- [TASK DETAILS] Quote the data below in full, minus the images.

- [DATASET CONTENT]

** start **

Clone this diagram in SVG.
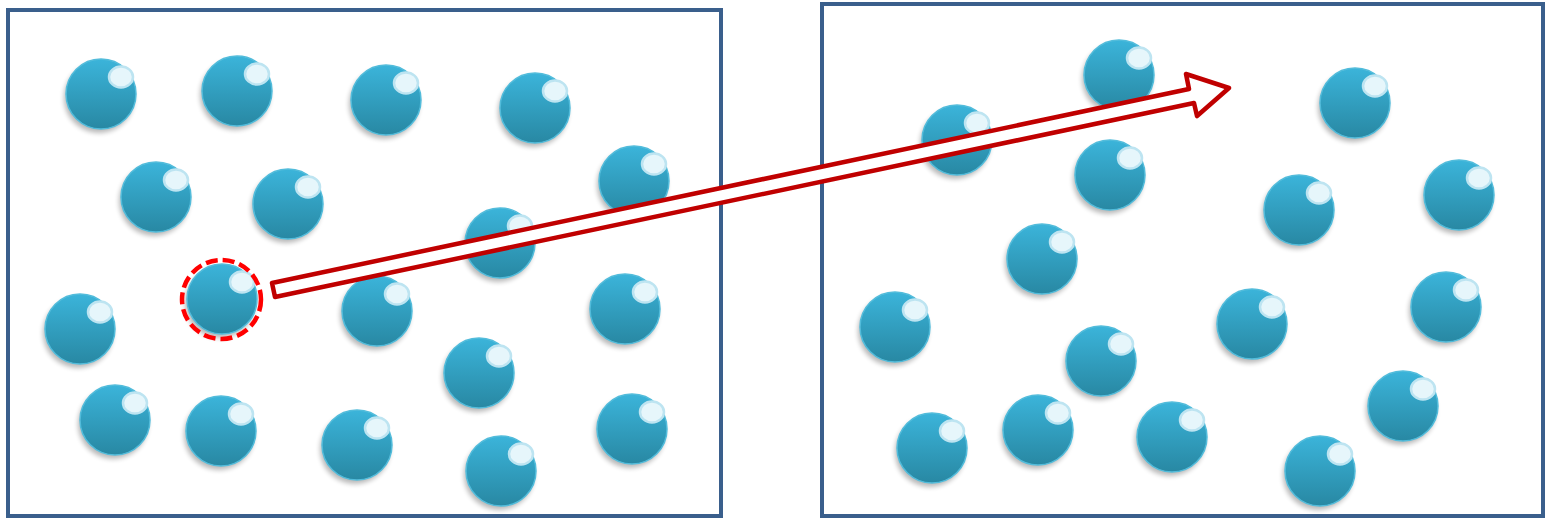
<svg xmlns="http://www.w3.org/2000/svg" width="1545" height="518" viewBox="0 0 1545 518">
<defs>
<linearGradient id="bg" x1="0" y1="0" x2="0" y2="1">
<stop offset="0" stop-color="#3bb4da"/>
<stop offset="1" stop-color="#2888a3"/>
</linearGradient>
<filter id="sh" x="-50%" y="-50%" width="200%" height="200%">
<feGaussianBlur stdDeviation="2.5"/>
</filter>
<g id="ball">
<circle cx="-2" cy="4" r="35" fill="#000" opacity="0.28" filter="url(#sh)"/>
<circle r="35" fill="url(#bg)" stroke="#52bcdb" stroke-width="1.5"/>
<ellipse cx="20" cy="-17" rx="12" ry="10.5" fill="#e6f6fb" stroke="#bde4f1" stroke-width="2.5"/>
</g>
</defs>
<style>
.box{fill:#fff;stroke:#3a5f8c;stroke-width:4}
.arrow{fill:#fff;stroke:#c00000;stroke-width:4.5;stroke-linejoin:round}
.sel{fill:none;stroke:#ff0000;stroke-width:4.5;stroke-dasharray:12 5}
</style>
<rect width="1545" height="518" fill="#fff"/>
<g id="box-left"><rect class="box" x="8" y="10" width="713" height="506"/></g>
<g id="box-right"><rect class="box" x="822" y="4" width="721" height="512"/></g>
<g id="balls-left">
<g id="L1"><use href="#ball" x="101" y="94"/></g>
<g id="L2"><use href="#ball" x="237" y="91"/></g>
<g id="L3"><use href="#ball" x="386" y="100"/></g>
<g id="L4"><use href="#ball" x="535" y="108"/></g>
<g id="L5"><use href="#ball" x="156" y="197"/></g>
<g id="L6"><use href="#ball" x="288" y="204"/></g>
<g id="L7"><use href="#ball" x="634" y="181"/></g>
<g id="L8"><use href="#ball" x="500" y="243"/></g>
<g id="L9"><use href="#ball" x="222" y="299"/></g>
<g id="L10"><use href="#ball" x="80" y="329"/></g>
<g id="L11"><use href="#ball" x="377" y="311"/></g>
<g id="L12"><use href="#ball" x="625" y="309"/></g>
<g id="L13"><use href="#ball" x="479" y="373"/></g>
<g id="L14"><use href="#ball" x="115" y="420"/></g>
<g id="L15"><use href="#ball" x="221" y="431"/></g>
<g id="L16"><use href="#ball" x="357" y="445"/></g>
<g id="L17"><use href="#ball" x="632" y="429"/></g>
<g id="L18"><use href="#ball" x="501" y="471"/></g>
</g>
<g id="balls-right">
<g id="R1"><use href="#ball" x="1119" y="75"/></g>
<g id="R2"><use href="#ball" x="1355" y="103"/></g>
<g id="R3"><use href="#ball" x="957" y="140"/></g>
<g id="R4"><use href="#ball" x="1110" y="175"/></g>
<g id="R5"><use href="#ball" x="1299" y="210"/></g>
<g id="R6"><use href="#ball" x="1459" y="195"/></g>
<g id="R7"><use href="#ball" x="1042" y="259"/></g>
<g id="R8"><use href="#ball" x="895" y="327"/></g>
<g id="R9"><use href="#ball" x="1252" y="324"/></g>
<g id="R10"><use href="#ball" x="1446" y="307"/></g>
<g id="R11"><use href="#ball" x="1101" y="361"/></g>
<g id="R12"><use href="#ball" x="1403" y="406"/></g>
<g id="R13"><use href="#ball" x="932" y="448"/></g>
<g id="R14"><use href="#ball" x="1038" y="430"/></g>
<g id="R15"><use href="#ball" x="1172" y="437"/></g>
<g id="R16"><use href="#ball" x="1320" y="471"/></g>
</g>
<g id="selection"><circle class="sel" cx="221.5" cy="299.5" r="39.5"/></g>
<g id="connectors">
<polygon class="arrow" points="272,283 1189,89 1186,74 1229,88 1197,116 1194,103 275,297"/>
</g>
</svg>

** end **

- [RESULT FOR THIS EXERCISE]
Clone this diagram in SVG.
<svg xmlns="http://www.w3.org/2000/svg" width="1545" height="518" viewBox="0 0 1545 518">
<defs>
<linearGradient id="bg" x1="0" y1="0" x2="0" y2="1">
<stop offset="0" stop-color="#3bb4da"/>
<stop offset="1" stop-color="#2888a3"/>
</linearGradient>
<filter id="sh" x="-50%" y="-50%" width="200%" height="200%">
<feGaussianBlur stdDeviation="2.5"/>
</filter>
<g id="ball">
<circle cx="-2" cy="4" r="35" fill="#000" opacity="0.28" filter="url(#sh)"/>
<circle r="35" fill="url(#bg)" stroke="#52bcdb" stroke-width="1.5"/>
<ellipse cx="20" cy="-17" rx="12" ry="10.5" fill="#e6f6fb" stroke="#bde4f1" stroke-width="2.5"/>
</g>
</defs>
<style>
.box{fill:#fff;stroke:#3a5f8c;stroke-width:4}
.arrow{fill:#fff;stroke:#c00000;stroke-width:4.5;stroke-linejoin:round}
.sel{fill:none;stroke:#ff0000;stroke-width:4.5;stroke-dasharray:12 5}
</style>
<rect width="1545" height="518" fill="#fff"/>
<g id="box-left"><rect class="box" x="8" y="10" width="713" height="506"/></g>
<g id="box-right"><rect class="box" x="822" y="4" width="721" height="512"/></g>
<g id="balls-left">
<g id="L1"><use href="#ball" x="101" y="94"/></g>
<g id="L2"><use href="#ball" x="237" y="91"/></g>
<g id="L3"><use href="#ball" x="386" y="100"/></g>
<g id="L4"><use href="#ball" x="535" y="108"/></g>
<g id="L5"><use href="#ball" x="156" y="197"/></g>
<g id="L6"><use href="#ball" x="288" y="204"/></g>
<g id="L7"><use href="#ball" x="634" y="181"/></g>
<g id="L8"><use href="#ball" x="500" y="243"/></g>
<g id="L9"><use href="#ball" x="222" y="299"/></g>
<g id="L10"><use href="#ball" x="80" y="329"/></g>
<g id="L11"><use href="#ball" x="377" y="311"/></g>
<g id="L12"><use href="#ball" x="625" y="309"/></g>
<g id="L13"><use href="#ball" x="479" y="373"/></g>
<g id="L14"><use href="#ball" x="115" y="420"/></g>
<g id="L15"><use href="#ball" x="221" y="431"/></g>
<g id="L16"><use href="#ball" x="357" y="445"/></g>
<g id="L17"><use href="#ball" x="632" y="429"/></g>
<g id="L18"><use href="#ball" x="501" y="471"/></g>
</g>
<g id="balls-right">
<g id="R1"><use href="#ball" x="1119" y="75"/></g>
<g id="R2"><use href="#ball" x="1355" y="103"/></g>
<g id="R3"><use href="#ball" x="957" y="140"/></g>
<g id="R4"><use href="#ball" x="1110" y="175"/></g>
<g id="R5"><use href="#ball" x="1299" y="210"/></g>
<g id="R6"><use href="#ball" x="1459" y="195"/></g>
<g id="R7"><use href="#ball" x="1042" y="259"/></g>
<g id="R8"><use href="#ball" x="895" y="327"/></g>
<g id="R9"><use href="#ball" x="1252" y="324"/></g>
<g id="R10"><use href="#ball" x="1446" y="307"/></g>
<g id="R11"><use href="#ball" x="1101" y="361"/></g>
<g id="R12"><use href="#ball" x="1403" y="406"/></g>
<g id="R13"><use href="#ball" x="932" y="448"/></g>
<g id="R14"><use href="#ball" x="1038" y="430"/></g>
<g id="R15"><use href="#ball" x="1172" y="437"/></g>
<g id="R16"><use href="#ball" x="1320" y="471"/></g>
</g>
<g id="selection"><circle class="sel" cx="221.5" cy="299.5" r="39.5"/></g>
<g id="connectors">
<polygon class="arrow" points="272,283 1189,89 1186,74 1229,88 1197,116 1194,103 275,297"/>
</g>
</svg>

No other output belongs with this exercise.